Step 1: Build your nonharmonic tone identification toolkit (Topics 6.1 and 6.3)Review the approach-and-resolution profile for all seven nonharmonic tone types. Make a reference chart with columns for approach, resolution, and metric placement. Then practice labeling nonharmonic tones in short score excerpts, checking your labels against the chord tones in the Roman numeral analysis.
Step 2: Practice writing embellishments in chorale style (Topic 6.2)Take a given soprano line with Roman numeral analysis and write a bass line that includes at least two unaccented passing or neighbor tones. Focus on the three reliable contexts: stationary soprano, parallel thirds or sixths, and voice exchange. Check that your embellishments fall on weak subdivisions.
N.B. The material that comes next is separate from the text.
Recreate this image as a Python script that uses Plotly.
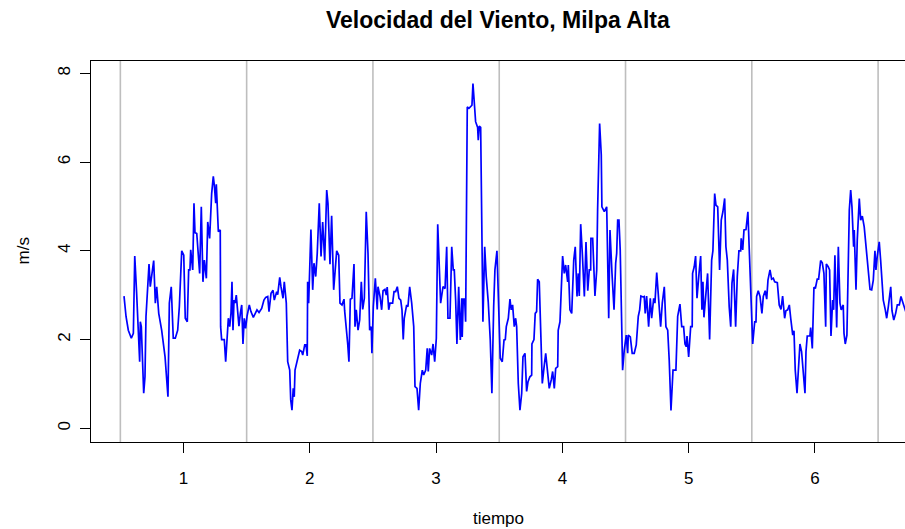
import plotly.graph_objects as go

title_text = "Velocidad del Viento, Milpa Alta"
x_title = "tiempo"
y_title = "m/s"
x_ticks = [1, 2, 3, 4, 5, 6]
y_ticks = [0, 2, 4, 6, 8]
day_separators = [0.5, 1.5, 2.5, 3.5, 4.5, 5.5, 6.5]

tiempo = [
    0.529, 0.545, 0.563, 0.576, 0.587, 0.603, 0.614, 0.629, 0.653, 0.658, 0.666, 0.685, 0.695, 0.703,
    0.727, 0.737, 0.751, 0.764, 0.777, 0.788, 0.804, 0.814, 0.827, 0.854, 0.877, 0.888, 0.903, 0.919,
    0.935, 0.954, 0.967, 0.986, 1.002, 1.014, 1.030, 1.041, 1.051, 1.057, 1.073, 1.083,
    1.091, 1.105, 1.128, 1.141, 1.154, 1.165, 1.181, 1.192, 1.207, 1.223, 1.236, 1.244, 1.255, 1.260,
    1.276, 1.291, 1.294, 1.302, 1.323, 1.334, 1.344, 1.355, 1.366, 1.376, 1.384, 1.392, 1.400, 1.408,
    1.418, 1.429, 1.439, 1.450, 1.461, 1.471, 1.481, 1.492, 1.503, 1.521, 1.534, 1.553, 1.566, 1.582,
    1.598, 1.619, 1.637, 1.651, 1.667, 1.677, 1.693, 1.709, 1.719, 1.738, 1.746, 1.762, 1.772, 1.788,
    1.798, 1.814, 1.825, 1.841, 1.849, 1.859, 1.869, 1.877, 1.883, 1.899, 1.920,
    1.936, 1.944, 1.960, 1.970, 1.980, 1.983, 1.991, 2.009, 2.023, 2.033, 2.047, 2.059, 2.075, 2.089,
    2.102, 2.118, 2.134, 2.144, 2.160, 2.173, 2.189, 2.202, 2.213, 2.229, 2.239, 2.255, 2.271, 2.276,
    2.292, 2.300, 2.310, 2.321, 2.334, 2.350, 2.358, 2.368, 2.382, 2.395, 2.408, 2.419, 2.432, 2.447,
    2.461, 2.474, 2.487, 2.492, 2.503, 2.519, 2.534, 2.540, 2.556, 2.569, 2.580, 2.595, 2.606, 2.613,
    2.625, 2.635, 2.656, 2.667, 2.680, 2.693, 2.706, 2.720, 2.730, 2.740, 2.748,
    2.767, 2.777, 2.791, 2.807, 2.823, 2.833, 2.849, 2.862, 2.875, 2.891, 2.902, 2.918, 2.930, 2.938,
    2.949, 2.965, 2.976, 2.989, 3.002, 3.013, 3.025, 3.036, 3.055, 3.071, 3.084, 3.094, 3.110, 3.124,
    3.136, 3.144, 3.155, 3.165, 3.179, 3.192, 3.203, 3.207, 3.215, 3.226, 3.234, 3.247, 3.260, 3.271,
    3.284, 3.292, 3.302, 3.313, 3.329, 3.334, 3.342, 3.353, 3.371, 3.385, 3.397, 3.413, 3.429, 3.442,
    3.456, 3.466, 3.482, 3.498, 3.508, 3.524, 3.538, 3.548, 3.556, 3.572,
    3.585, 3.595, 3.606, 3.619, 3.630, 3.638, 3.651, 3.664, 3.678, 3.688, 3.704, 3.717, 3.728, 3.743,
    3.757, 3.759, 3.775, 3.785, 3.796, 3.804, 3.817, 3.830, 3.841, 3.854, 3.868, 3.880, 3.896, 3.912,
    3.923, 3.936, 3.947, 3.963, 3.967, 3.981, 3.991, 4.002, 4.015, 4.026, 4.042, 4.047, 4.060, 4.074,
    4.090, 4.102, 4.116, 4.126, 4.134, 4.145, 4.158, 4.174, 4.187, 4.201, 4.213, 4.224, 4.226, 4.240,
    4.258, 4.272, 4.279, 4.295, 4.308, 4.313, 4.332, 4.351, 4.367, 4.377, 4.393, 4.409,
    4.422, 4.430, 4.438, 4.448, 4.458, 4.469, 4.477, 4.490, 4.506, 4.517, 4.522, 4.538, 4.553, 4.569,
    4.585, 4.601, 4.612, 4.622, 4.638, 4.648, 4.656, 4.667, 4.683, 4.696, 4.707, 4.723, 4.733, 4.747,
    4.759, 4.778, 4.791, 4.807, 4.820, 4.834, 4.846, 4.860, 4.876, 4.899, 4.913, 4.931, 4.945, 4.960,
    4.971, 4.981, 4.987, 5.000, 5.016, 5.028, 5.031, 5.044, 5.055, 5.066, 5.082, 5.095, 5.105, 5.113,
    5.121, 5.135, 5.150, 5.166, 5.182, 5.192, 5.206, 5.216, 5.230, 5.245,
    5.258, 5.271, 5.285, 5.295, 5.306, 5.321, 5.333, 5.343, 5.356, 5.372, 5.385, 5.398, 5.412, 5.416,
    5.428, 5.438, 5.454, 5.469, 5.485, 5.496, 5.507, 5.523, 5.533, 5.538, 5.551, 5.565, 5.580, 5.591,
    5.606, 5.618, 5.628, 5.644, 5.657, 5.670, 5.681, 5.702, 5.717, 5.731, 5.744, 5.760, 5.770, 5.784,
    5.797, 5.808, 5.824, 5.834, 5.844, 5.858, 5.871,
    5.881, 5.894, 5.907, 5.921, 5.929, 5.939, 5.960, 5.966, 5.979, 5.992, 6.003, 6.018, 6.029, 6.045,
    6.058, 6.071, 6.085, 6.090, 6.105, 6.116, 6.127, 6.140, 6.148, 6.158, 6.172, 6.185, 6.198, 6.208,
    6.224, 6.230, 6.240, 6.253, 6.272, 6.283, 6.293, 6.306, 6.311, 6.325, 6.335, 6.351, 6.362, 6.375,
    6.390, 6.404, 6.420, 6.436, 6.449, 6.462, 6.475, 6.483, 6.493, 6.509, 6.520, 6.528, 6.541, 6.557,
    6.568, 6.581, 6.600, 6.610, 6.624, 6.639, 6.652, 6.668, 6.681, 6.694, 6.705, 6.720,
]

velocidad = [
    2.98, 2.52, 2.21, 2.10, 2.03, 2.14, 3.88, 3.04, 1.50, 2.40, 2.29, 0.79, 1.16, 2.52,
    3.70, 3.19, 3.57, 3.78, 2.82, 3.19, 2.59, 2.44, 2.21, 1.61, 0.71, 2.82, 3.19, 2.03,
    2.03, 2.21, 2.74, 4.00, 3.90, 2.48, 2.40, 3.57, 3.57, 4.02, 3.57, 5.07,
    4.41, 4.39, 3.49, 4.99, 3.30, 3.79, 3.38, 4.65, 4.28, 5.29, 5.68, 5.48, 5.07, 5.50,
    4.43, 4.47, 2.29, 2.00, 2.00, 1.50, 2.00, 2.48, 2.29, 2.59, 3.30, 2.21, 2.89, 2.82,
    3.00, 2.67, 2.30, 2.59, 2.78, 1.90, 2.48, 2.25, 2.52, 2.78, 2.63, 2.50, 2.59, 2.67,
    2.61, 2.70, 2.89, 2.95, 2.97, 2.63, 3.04, 3.11, 2.89, 3.08, 3.01, 3.40, 3.19, 2.93,
    3.30, 2.82, 1.50, 1.31, 0.64, 0.41, 0.90, 0.71, 1.31, 1.50, 1.76,
    1.73, 1.65, 1.88, 1.88, 1.63, 3.30, 2.82, 4.48, 3.12, 3.72, 3.42, 3.94, 5.07, 3.87,
    4.65, 3.78, 5.37, 5.07, 3.70, 4.79, 3.12, 3.57, 4.00, 3.90, 2.82, 2.78, 2.91, 2.65,
    2.21, 1.91, 1.50, 2.91, 2.93, 3.70, 2.29, 2.67, 2.21, 2.44, 3.30, 2.68, 2.93, 4.88,
    3.94, 2.21, 2.29, 1.69, 2.74, 3.38, 2.68, 3.19, 2.97, 2.67, 3.10, 3.13, 3.00, 3.18,
    2.67, 2.82, 2.82, 3.08, 3.08, 3.19, 2.93, 2.89, 2.67, 2.00, 2.48,
    2.78, 2.74, 3.19, 2.82, 2.29, 0.94, 0.90, 0.41, 1.01, 1.31, 1.20, 1.31, 1.80, 1.28,
    1.80, 1.65, 1.90, 1.50, 2.03, 4.60, 3.49, 2.82, 3.19, 3.15, 4.09, 2.48, 2.48, 4.09,
    3.57, 3.57, 2.89, 1.90, 3.19, 1.99, 2.93, 2.06, 2.91, 2.91, 2.40, 7.24, 7.21, 7.24,
    7.28, 7.77, 7.28, 6.91, 6.78, 6.49, 6.81, 6.78, 2.40, 4.09, 3.42, 2.85, 1.99, 0.79,
    2.74, 3.57, 4.00, 2.29, 1.58, 1.50, 1.99, 2.00, 2.29, 2.48,
    2.91, 2.67, 2.78, 2.29, 2.48, 2.29, 1.01, 0.41, 0.79, 1.61, 1.69, 0.83, 1.05, 1.16,
    1.20, 1.90, 2.00, 2.59, 2.63, 3.36, 3.30, 2.06, 1.01, 1.35, 1.69, 1.35, 0.90, 1.09,
    1.28, 0.90, 1.35, 1.39, 2.21, 2.40, 3.34, 3.88, 3.49, 3.68, 3.30, 3.68, 2.67, 2.59,
    3.79, 4.09, 2.97, 3.49, 2.98, 4.60, 3.94, 2.97, 4.20, 3.10, 3.57, 3.57, 4.28, 4.28,
    2.98, 3.57, 4.92, 6.87, 6.16, 4.99, 4.88, 4.99, 2.48, 4.47, 3.49, 2.67,
    3.72, 3.94, 4.69, 4.69, 4.02, 2.67, 1.31, 1.76, 2.10, 1.69, 2.10, 2.06, 1.69, 1.69,
    1.88, 2.52, 2.67, 2.98, 2.96, 2.97, 2.59, 2.98, 2.29, 2.93, 2.48, 2.93, 2.82, 3.51,
    2.97, 2.29, 2.82, 3.19, 2.29, 2.21, 1.54, 0.40, 1.31, 1.31, 2.52, 2.80, 2.29, 2.29,
    1.90, 1.84, 2.08, 1.61, 2.29, 2.29, 3.49, 3.64, 3.88, 2.93, 3.49, 3.88, 2.67, 3.30,
    2.50, 3.04, 3.49, 2.00, 3.79, 4.00, 5.29, 5.03, 4.99, 3.57,
    4.69, 4.88, 5.18, 4.09, 3.79, 2.74, 2.29, 3.27, 3.58, 2.29, 3.42, 4.00, 4.00, 4.28,
    4.02, 4.47, 4.48, 4.88, 3.57, 2.74, 1.90, 2.40, 2.40, 2.97, 3.10, 2.97, 2.59, 2.97,
    3.10, 2.91, 3.34, 3.57, 3.36, 3.38, 3.30, 3.28, 2.78, 2.68, 2.98, 2.48, 2.65, 2.67,
    2.78, 2.48, 2.10, 2.20, 1.31, 0.79, 1.31,
    1.90, 1.73, 1.31, 0.79, 1.73, 2.08, 2.08, 2.27, 1.80, 3.18, 3.15, 3.36, 3.36, 3.78,
    3.73, 3.49, 2.29, 3.70, 3.64, 3.57, 2.08, 2.89, 2.67, 3.90, 2.27, 4.09, 2.82, 2.67,
    2.78, 2.14, 1.90, 2.10, 4.92, 5.37, 4.99, 4.09, 4.47, 3.12, 4.24, 5.18, 4.69, 4.78,
    4.54, 4.09, 3.57, 3.13, 3.12, 3.34, 4.00, 3.57, 3.87, 4.20, 3.79, 3.34, 2.89, 2.67,
    2.48, 2.74, 3.19, 2.65, 2.44, 2.59, 2.78, 2.78, 2.97, 2.85, 2.74, 2.62,
]

FONT = "Liberation Sans, Arial, Helvetica, sans-serif"

fig = go.Figure()
fig.add_trace(go.Scatter(
    x=tiempo, y=velocidad, mode="lines",
    line=dict(color="#0000FF", width=1.7),
    showlegend=False, hoverinfo="skip",
))

for s in day_separators:
    fig.add_shape(type="line", xref="x", yref="paper", x0=s, x1=s, y0=0, y1=1,
                  line=dict(color="#BEBEBE", width=1.6), layer="below")

fig.update_layout(
    width=905, height=529,
    margin=dict(l=91, r=0, t=61, b=87, autoexpand=False),
    paper_bgcolor="white", plot_bgcolor="white",
    font=dict(family=FONT, size=17, color="black"),
    showlegend=False,
    xaxis=dict(
        range=[0.2676, 6.713], tickmode="array", tickvals=x_ticks,
        ticktext=[str(v) for v in x_ticks],
        showgrid=False, zeroline=False, automargin=False,
        showline=True, mirror=True, linecolor="black", linewidth=1.3,
        ticks="outside", ticklen=10, tickwidth=1.3, tickcolor="black",
        ticklabelstandoff=10,
        tickfont=dict(family=FONT, size=17, color="black"),
    ),
    yaxis=dict(
        range=[-0.309, 8.277], tickmode="array", tickvals=y_ticks,
        ticktext=[str(v) for v in y_ticks],
        showgrid=False, zeroline=False, automargin=False,
        showline=True, mirror=False, linecolor="black", linewidth=1.3,
        ticks="outside", ticklen=10, tickwidth=1.3, tickcolor="black",
        tickangle=-90, ticklabelstandoff=3,
        tickfont=dict(family=FONT, size=17, color="black"),
    ),
    annotations=[
        dict(text="<b>" + title_text + "</b>", xref="paper", yref="paper",
             x=0.5, y=1, yshift=41, xanchor="center", yanchor="middle",
             showarrow=False, font=dict(family=FONT, size=23, color="black")),
        dict(text=x_title, xref="paper", yref="paper", x=0.5, y=0, yshift=-76,
             xanchor="center", yanchor="middle", showarrow=False,
             font=dict(family=FONT, size=17, color="black")),
        dict(text=y_title, xref="paper", yref="paper", x=0, xshift=-68, y=0.5,
             xanchor="center", yanchor="middle", textangle=-90, showarrow=False,
             font=dict(family=FONT, size=17, color="black")),
    ],
)

fig.write_html(
    "out.html",
    config={"displayModeBar": False},
    post_script="document.body.style.margin='0';document.body.style.overflow='hidden';",
)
Step 3: Work through suspensions and retardations (Topic 6.4)Drill the four suspension labels (4-3, 9-8, 7-6, 2-3) by writing each one in a short four-part passage. Practice identifying suspensions by ear in chorale recordings. Review how figured bass numerals signal a suspension and practice realizing a 4-3 suspension from a Roman numeral progression.
Step 4: Identify motivic transformation procedures (Topic 6.5)Find a short motive in a score excerpt and trace how it is transformed across the phrase. Practice naming each procedure: fragmentation, inversion, retrograde, augmentation, and diminution. Use the comparison table to check whether the pitch, rhythm, or both have changed.
Step 5: Identify melodic and harmonic sequences (Topics 6.6 and 6.7)In a score excerpt, locate the repeating segment in the melody and in the chord progression. Name the interval of transposition for each and determine whether it is diatonic or real. Practice spotting when a melodic sequence and harmonic sequence occur at the same time in the same passage.